» **RECORDS SUPPLIED**
--- start ---

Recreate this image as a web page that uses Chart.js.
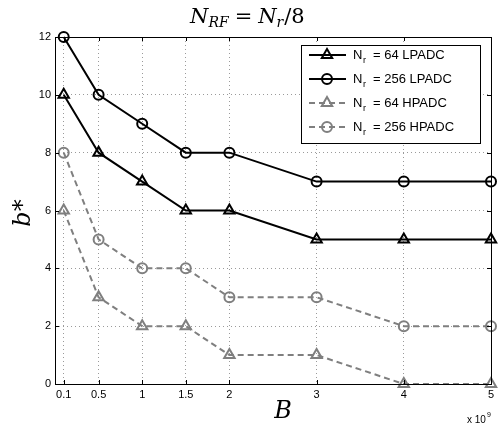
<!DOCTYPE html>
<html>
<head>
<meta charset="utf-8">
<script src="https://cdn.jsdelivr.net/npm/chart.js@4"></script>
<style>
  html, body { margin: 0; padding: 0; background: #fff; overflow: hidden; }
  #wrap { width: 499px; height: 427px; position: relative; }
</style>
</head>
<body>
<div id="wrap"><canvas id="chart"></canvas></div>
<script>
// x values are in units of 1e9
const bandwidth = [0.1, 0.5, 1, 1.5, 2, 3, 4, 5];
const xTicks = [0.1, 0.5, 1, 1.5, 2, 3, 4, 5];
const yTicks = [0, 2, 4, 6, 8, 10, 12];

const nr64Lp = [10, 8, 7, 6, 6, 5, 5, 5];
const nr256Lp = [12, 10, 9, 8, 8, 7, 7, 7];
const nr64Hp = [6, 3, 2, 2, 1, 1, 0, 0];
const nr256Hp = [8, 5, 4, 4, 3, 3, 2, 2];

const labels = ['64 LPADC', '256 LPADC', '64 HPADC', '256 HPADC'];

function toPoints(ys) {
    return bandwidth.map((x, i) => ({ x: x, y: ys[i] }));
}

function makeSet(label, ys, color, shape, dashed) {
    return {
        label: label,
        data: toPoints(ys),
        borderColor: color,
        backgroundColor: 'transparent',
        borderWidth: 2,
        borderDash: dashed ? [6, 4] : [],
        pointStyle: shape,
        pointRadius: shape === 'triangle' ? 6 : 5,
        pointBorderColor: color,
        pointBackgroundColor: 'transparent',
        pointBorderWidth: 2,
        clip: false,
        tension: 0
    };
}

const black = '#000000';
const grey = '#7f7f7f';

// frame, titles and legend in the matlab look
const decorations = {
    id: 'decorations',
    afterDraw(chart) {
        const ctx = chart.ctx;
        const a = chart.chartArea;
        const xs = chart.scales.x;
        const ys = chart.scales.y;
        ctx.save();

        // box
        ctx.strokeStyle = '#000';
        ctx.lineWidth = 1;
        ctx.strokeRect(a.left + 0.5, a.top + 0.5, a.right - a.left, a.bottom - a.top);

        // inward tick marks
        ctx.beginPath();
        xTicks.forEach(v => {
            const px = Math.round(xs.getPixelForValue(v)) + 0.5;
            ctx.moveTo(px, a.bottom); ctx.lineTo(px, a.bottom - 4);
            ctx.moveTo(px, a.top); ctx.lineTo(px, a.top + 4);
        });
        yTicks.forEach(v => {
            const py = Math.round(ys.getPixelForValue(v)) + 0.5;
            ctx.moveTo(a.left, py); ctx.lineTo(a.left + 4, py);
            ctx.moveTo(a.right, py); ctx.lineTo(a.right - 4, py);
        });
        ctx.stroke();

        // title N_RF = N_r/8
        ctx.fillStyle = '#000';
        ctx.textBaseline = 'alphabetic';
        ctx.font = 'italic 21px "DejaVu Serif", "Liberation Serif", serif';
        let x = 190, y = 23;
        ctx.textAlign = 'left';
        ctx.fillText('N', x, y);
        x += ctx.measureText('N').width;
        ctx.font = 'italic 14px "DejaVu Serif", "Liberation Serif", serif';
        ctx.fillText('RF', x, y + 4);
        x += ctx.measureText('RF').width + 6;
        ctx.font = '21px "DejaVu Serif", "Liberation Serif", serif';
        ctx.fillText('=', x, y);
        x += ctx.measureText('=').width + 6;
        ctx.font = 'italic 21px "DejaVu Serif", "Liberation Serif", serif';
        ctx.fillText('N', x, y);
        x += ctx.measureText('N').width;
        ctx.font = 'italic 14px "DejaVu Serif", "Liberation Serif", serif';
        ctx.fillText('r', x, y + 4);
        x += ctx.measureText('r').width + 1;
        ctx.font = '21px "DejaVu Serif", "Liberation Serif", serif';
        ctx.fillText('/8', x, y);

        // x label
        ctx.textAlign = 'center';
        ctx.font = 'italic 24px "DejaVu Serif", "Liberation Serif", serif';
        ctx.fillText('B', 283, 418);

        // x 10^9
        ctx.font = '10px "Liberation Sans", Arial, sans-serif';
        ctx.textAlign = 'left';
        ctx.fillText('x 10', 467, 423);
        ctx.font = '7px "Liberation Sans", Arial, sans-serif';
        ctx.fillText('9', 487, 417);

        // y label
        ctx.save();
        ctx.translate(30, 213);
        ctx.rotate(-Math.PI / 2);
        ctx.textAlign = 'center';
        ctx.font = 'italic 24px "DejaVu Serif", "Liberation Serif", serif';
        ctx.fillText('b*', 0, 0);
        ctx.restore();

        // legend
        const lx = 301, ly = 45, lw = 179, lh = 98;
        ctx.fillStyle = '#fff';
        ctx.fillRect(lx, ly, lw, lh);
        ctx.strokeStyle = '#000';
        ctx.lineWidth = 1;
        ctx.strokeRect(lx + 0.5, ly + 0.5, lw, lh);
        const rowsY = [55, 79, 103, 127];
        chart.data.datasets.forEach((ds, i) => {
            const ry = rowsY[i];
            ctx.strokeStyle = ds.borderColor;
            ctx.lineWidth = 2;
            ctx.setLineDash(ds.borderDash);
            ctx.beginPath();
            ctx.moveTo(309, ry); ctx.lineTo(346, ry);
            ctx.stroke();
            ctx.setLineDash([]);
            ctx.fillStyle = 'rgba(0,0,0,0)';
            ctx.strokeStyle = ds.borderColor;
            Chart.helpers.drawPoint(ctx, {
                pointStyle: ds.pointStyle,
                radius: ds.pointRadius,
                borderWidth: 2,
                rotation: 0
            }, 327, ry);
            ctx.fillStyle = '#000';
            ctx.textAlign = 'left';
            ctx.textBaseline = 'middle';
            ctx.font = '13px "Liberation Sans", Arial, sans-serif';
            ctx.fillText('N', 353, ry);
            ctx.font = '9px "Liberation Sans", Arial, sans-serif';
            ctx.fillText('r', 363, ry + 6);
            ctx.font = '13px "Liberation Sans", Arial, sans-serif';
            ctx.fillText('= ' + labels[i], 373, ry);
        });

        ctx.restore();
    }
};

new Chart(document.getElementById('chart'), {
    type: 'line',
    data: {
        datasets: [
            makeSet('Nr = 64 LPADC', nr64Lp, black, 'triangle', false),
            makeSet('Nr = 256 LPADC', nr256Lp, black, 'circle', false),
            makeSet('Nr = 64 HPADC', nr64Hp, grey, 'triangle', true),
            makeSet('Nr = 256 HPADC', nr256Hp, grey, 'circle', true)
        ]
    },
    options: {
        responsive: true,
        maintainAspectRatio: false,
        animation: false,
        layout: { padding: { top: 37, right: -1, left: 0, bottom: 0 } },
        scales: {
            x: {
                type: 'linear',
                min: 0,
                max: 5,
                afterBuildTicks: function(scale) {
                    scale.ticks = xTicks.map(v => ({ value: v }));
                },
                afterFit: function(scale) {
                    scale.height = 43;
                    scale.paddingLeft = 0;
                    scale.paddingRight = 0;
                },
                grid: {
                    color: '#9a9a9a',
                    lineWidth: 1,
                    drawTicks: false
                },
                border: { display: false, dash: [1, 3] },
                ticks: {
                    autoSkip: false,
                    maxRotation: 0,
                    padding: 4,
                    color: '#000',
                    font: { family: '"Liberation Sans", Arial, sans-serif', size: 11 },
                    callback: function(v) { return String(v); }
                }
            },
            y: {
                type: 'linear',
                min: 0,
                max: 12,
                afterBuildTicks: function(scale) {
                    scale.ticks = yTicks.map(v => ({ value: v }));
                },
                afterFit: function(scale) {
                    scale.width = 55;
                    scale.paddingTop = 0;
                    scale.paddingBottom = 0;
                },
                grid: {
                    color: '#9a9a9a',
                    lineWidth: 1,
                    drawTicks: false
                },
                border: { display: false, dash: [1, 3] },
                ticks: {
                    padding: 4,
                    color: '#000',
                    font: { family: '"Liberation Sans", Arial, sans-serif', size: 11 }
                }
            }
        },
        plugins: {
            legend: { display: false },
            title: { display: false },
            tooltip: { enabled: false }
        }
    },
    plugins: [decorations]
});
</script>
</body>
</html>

--- end ---
--- start ---

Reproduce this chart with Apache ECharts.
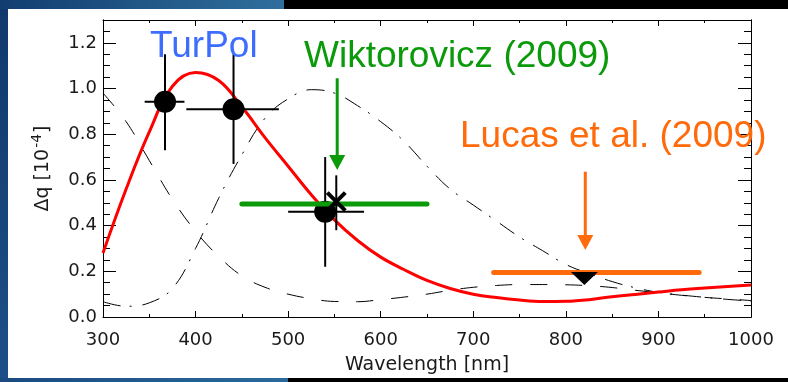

--- end ---

» **PROBLEM DESCRIPTION**
Gather all lines of the records that include the word "this".

» **SOLUTION**
Recreate this image as a web page that uses Chart.js.
Reproduce this chart with Apache ECharts.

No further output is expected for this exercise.